Transcribe the lines below verbatim, skipping the images.

* DATA SECTION
★ ★ ★ ★ ★
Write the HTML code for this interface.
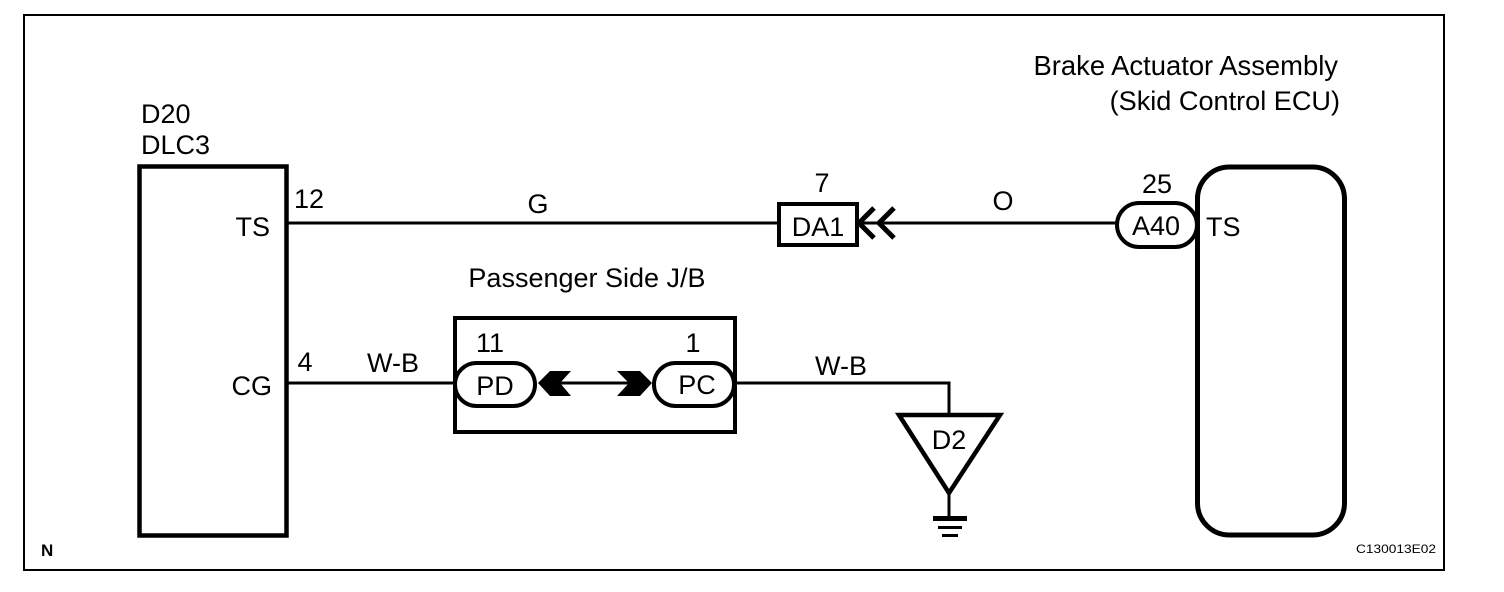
<!DOCTYPE html>
<html>
<head>
<meta charset="utf-8">
<style>
html,body{margin:0;padding:0;background:#fff;}
svg{display:block;}
text{font-family:"Liberation Sans",sans-serif;font-size:27px;fill:#000;}
.m{text-anchor:middle;}
.e{text-anchor:end;}
</style>
</head>
<body>
<svg width="1504" height="592" viewBox="0 0 1504 592" xmlns="http://www.w3.org/2000/svg">
<rect width="1504" height="592" fill="#fff"/>
<!-- frame -->
<rect x="24" y="15" width="1420" height="555" fill="none" stroke="#000" stroke-width="2"/>

<!-- wires -->
<g stroke="#000" stroke-width="3" fill="none">
<line x1="286" y1="223" x2="779" y2="223"/>
<line x1="860" y1="223" x2="1116" y2="223"/>
<line x1="286" y1="383" x2="455" y2="383"/>
<line x1="540" y1="383" x2="650" y2="383"/>
<polyline points="735,383 949,383 949,415"/>
<line x1="949" y1="494" x2="949" y2="516"/>
</g>

<!-- DLC3 -->
<rect x="139.5" y="166.5" width="147" height="369" fill="#fff" stroke="#000" stroke-width="4.5"/>

<!-- DA1 -->
<rect x="779" y="204" width="78" height="41" fill="#fff" stroke="#000" stroke-width="4"/>
<g stroke="#000" stroke-width="5" fill="none">
<polyline points="874,208 859,223 874,238"/>
<polyline points="894,208 879,223 894,238"/>
</g>

<!-- ECU -->
<rect x="1197.5" y="167" width="147" height="368" rx="32" ry="32" fill="#fff" stroke="#000" stroke-width="5"/>
<!-- A40 pill -->
<rect x="1117" y="203" width="80" height="44" rx="22" ry="22" fill="#fff" stroke="#000" stroke-width="4"/>
<line x1="1197.5" y1="195" x2="1197.5" y2="255" stroke="#000" stroke-width="5"/>

<!-- J/B -->
<rect x="455" y="318" width="280" height="114" fill="none" stroke="#000" stroke-width="4"/>
<rect x="455" y="363" width="80" height="43" rx="21.5" ry="21.5" fill="#fff" stroke="#000" stroke-width="4"/>
<rect x="654" y="363" width="80" height="43" rx="21.5" ry="21.5" fill="#fff" stroke="#000" stroke-width="4"/>
<polygon points="538,383 550,371 571,371 560,383 571,396 550,396" fill="#000"/>
<polygon points="617,371 640,371 652,383 640,396 617,396 629,383" fill="#000"/>

<!-- ground -->
<polygon points="899,415 1000,415 949,493" fill="#fff" stroke="#000" stroke-width="4.5"/>
<rect x="933" y="516" width="34" height="5" fill="#000"/>
<rect x="938" y="526" width="24" height="3" fill="#000"/>
<rect x="942" y="534" width="16" height="3" fill="#000"/>

<!-- labels -->
<text x="141" y="123">D20</text>
<text x="141" y="154">DLC3</text>
<text class="e" x="1338" y="75" style="font-size:27.4px">Brake Actuator Assembly</text>
<text class="e" x="1340" y="110" style="font-size:27.1px">(Skid Control ECU)</text>
<text class="e" x="270" y="236">TS</text>
<text x="294" y="208">12</text>
<text class="m" x="538" y="213">G</text>
<text class="m" x="822" y="192">7</text>
<text class="m" x="818" y="236">DA1</text>
<text class="m" x="1003" y="210">O</text>
<text class="m" x="1157" y="193">25</text>
<text class="m" x="1156" y="235">A40</text>
<text x="1206" y="236">TS</text>
<text class="m" x="587" y="287">Passenger Side J/B</text>
<text class="e" x="272" y="395">CG</text>
<text class="m" x="305" y="371">4</text>
<text class="m" x="393" y="372">W-B</text>
<text class="m" x="490" y="352">11</text>
<text class="m" x="693" y="352">1</text>
<text class="m" x="495" y="395">PD</text>
<text class="m" x="697" y="394">PC</text>
<text class="m" x="841" y="375">W-B</text>
<text class="m" x="949" y="449">D2</text>
<text x="41" y="556" style="font-size:17px;font-weight:bold">N</text>
<text x="1356" y="553" textLength="80" lengthAdjust="spacingAndGlyphs" style="font-size:12px">C130013E02</text>
</svg>
</body>
</html>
★ ★ ★ ★ ★
* EXERCISE RESPONSE
Write the HTML code for this interface.
<!DOCTYPE html>
<html>
<head>
<meta charset="utf-8">
<style>
html,body{margin:0;padding:0;background:#fff;}
svg{display:block;}
text{font-family:"Liberation Sans",sans-serif;font-size:27px;fill:#000;}
.m{text-anchor:middle;}
.e{text-anchor:end;}
</style>
</head>
<body>
<svg width="1504" height="592" viewBox="0 0 1504 592" xmlns="http://www.w3.org/2000/svg">
<rect width="1504" height="592" fill="#fff"/>
<!-- frame -->
<rect x="24" y="15" width="1420" height="555" fill="none" stroke="#000" stroke-width="2"/>

<!-- wires -->
<g stroke="#000" stroke-width="3" fill="none">
<line x1="286" y1="223" x2="779" y2="223"/>
<line x1="860" y1="223" x2="1116" y2="223"/>
<line x1="286" y1="383" x2="455" y2="383"/>
<line x1="540" y1="383" x2="650" y2="383"/>
<polyline points="735,383 949,383 949,415"/>
<line x1="949" y1="494" x2="949" y2="516"/>
</g>

<!-- DLC3 -->
<rect x="139.5" y="166.5" width="147" height="369" fill="#fff" stroke="#000" stroke-width="4.5"/>

<!-- DA1 -->
<rect x="779" y="204" width="78" height="41" fill="#fff" stroke="#000" stroke-width="4"/>
<g stroke="#000" stroke-width="5" fill="none">
<polyline points="874,208 859,223 874,238"/>
<polyline points="894,208 879,223 894,238"/>
</g>

<!-- ECU -->
<rect x="1197.5" y="167" width="147" height="368" rx="32" ry="32" fill="#fff" stroke="#000" stroke-width="5"/>
<!-- A40 pill -->
<rect x="1117" y="203" width="80" height="44" rx="22" ry="22" fill="#fff" stroke="#000" stroke-width="4"/>
<line x1="1197.5" y1="195" x2="1197.5" y2="255" stroke="#000" stroke-width="5"/>

<!-- J/B -->
<rect x="455" y="318" width="280" height="114" fill="none" stroke="#000" stroke-width="4"/>
<rect x="455" y="363" width="80" height="43" rx="21.5" ry="21.5" fill="#fff" stroke="#000" stroke-width="4"/>
<rect x="654" y="363" width="80" height="43" rx="21.5" ry="21.5" fill="#fff" stroke="#000" stroke-width="4"/>
<polygon points="538,383 550,371 571,371 560,383 571,396 550,396" fill="#000"/>
<polygon points="617,371 640,371 652,383 640,396 617,396 629,383" fill="#000"/>

<!-- ground -->
<polygon points="899,415 1000,415 949,493" fill="#fff" stroke="#000" stroke-width="4.5"/>
<rect x="933" y="516" width="34" height="5" fill="#000"/>
<rect x="938" y="526" width="24" height="3" fill="#000"/>
<rect x="942" y="534" width="16" height="3" fill="#000"/>

<!-- labels -->
<text x="141" y="123">D20</text>
<text x="141" y="154">DLC3</text>
<text class="e" x="1338" y="75" style="font-size:27.4px">Brake Actuator Assembly</text>
<text class="e" x="1340" y="110" style="font-size:27.1px">(Skid Control ECU)</text>
<text class="e" x="270" y="236">TS</text>
<text x="294" y="208">12</text>
<text class="m" x="538" y="213">G</text>
<text class="m" x="822" y="192">7</text>
<text class="m" x="818" y="236">DA1</text>
<text class="m" x="1003" y="210">O</text>
<text class="m" x="1157" y="193">25</text>
<text class="m" x="1156" y="235">A40</text>
<text x="1206" y="236">TS</text>
<text class="m" x="587" y="287">Passenger Side J/B</text>
<text class="e" x="272" y="395">CG</text>
<text class="m" x="305" y="371">4</text>
<text class="m" x="393" y="372">W-B</text>
<text class="m" x="490" y="352">11</text>
<text class="m" x="693" y="352">1</text>
<text class="m" x="495" y="395">PD</text>
<text class="m" x="697" y="394">PC</text>
<text class="m" x="841" y="375">W-B</text>
<text class="m" x="949" y="449">D2</text>
<text x="41" y="556" style="font-size:17px;font-weight:bold">N</text>
<text x="1356" y="553" textLength="80" lengthAdjust="spacingAndGlyphs" style="font-size:12px">C130013E02</text>
</svg>
</body>
</html>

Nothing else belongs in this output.